Helton was that guy on the 2007 Rockies. Who knows? If the Blue Jays make the playoffs, Vernon Wells and HIS brontosaurus of a contract might have a similar reaction to Helton in the ’07 ALCS.

It is why I totally understood the Ryan Howard contract. Lots of people killed it, but I got it. Sometimes you need to put OPS+, VORP, WAR and everything else and put it on the shelf.

Howard the Phillies fan’s guy. He delivered for them with those towering homers in the 2008 World Series and as the 2009 NLCS MVP. He was a World Champion and an MVP for the Phillies… and you don’t have to worry about him going to New York or Chicago or Boston.

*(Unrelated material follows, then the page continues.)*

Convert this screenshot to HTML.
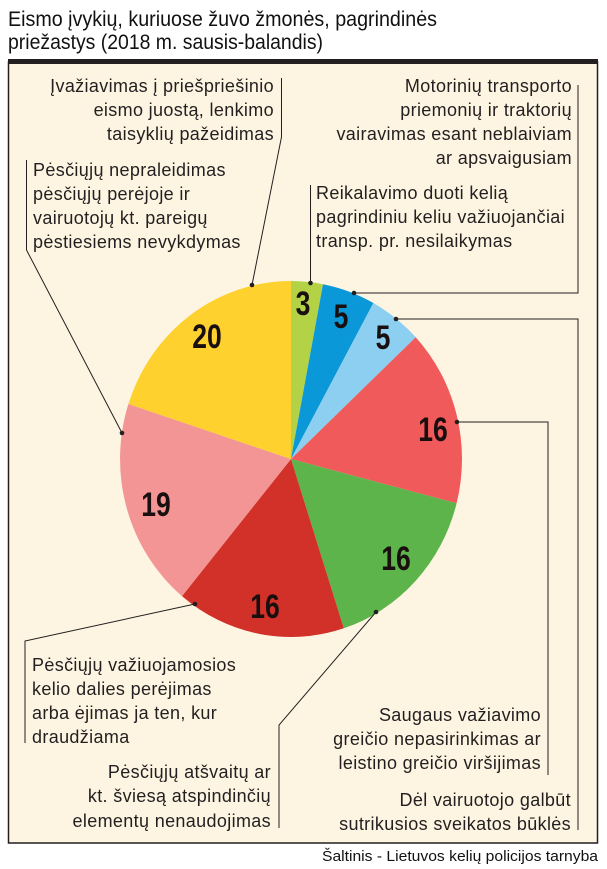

The long term contract gave the fans license to get attached to him as a Phillie.

And besides, how do you know if an Adrian Gonzalez or whomever else would be able to produce in Philadelphia or be as loved by the fans.

Sometimes to build up a fan base, regular fans need to have fan favorites to root for. Not everyone is watching the game with a calculator in hand. Some people (and brace yourself here) root for the PLAYERS. Some people like having a player to cheer for through thick and thin, and not drop them from their Fantasy Team because their Base Out Win percentage dropped.

Yes it involves emotion, but not all baseball fans are Vulcans!
Some fans have been stung by departing players and want to know if this is a long term relationship or just a fling.

I wonder if the Marlins would have a bigger fan base if some of their World Champions were able to stick around. I wonder if Padres fans would have shown up at the park this year if they felt like the stars they were cheering for would actually come back in 2011.

So guess what Rockies fans… you can buy a Tulowitzki jersey and know it will be good for a while. In the age of free agency, spending 10 seasons in a smaller market is really all you can ask for.

Todd Helton has given Colorado fans 13+ seasons.
Tulowitzki could spend 14+ seasons in Denver if the contract runs through all of its options.

Either way there will be many Rockie fans who could point to Todd and Troy and say “They were MY GUYS.”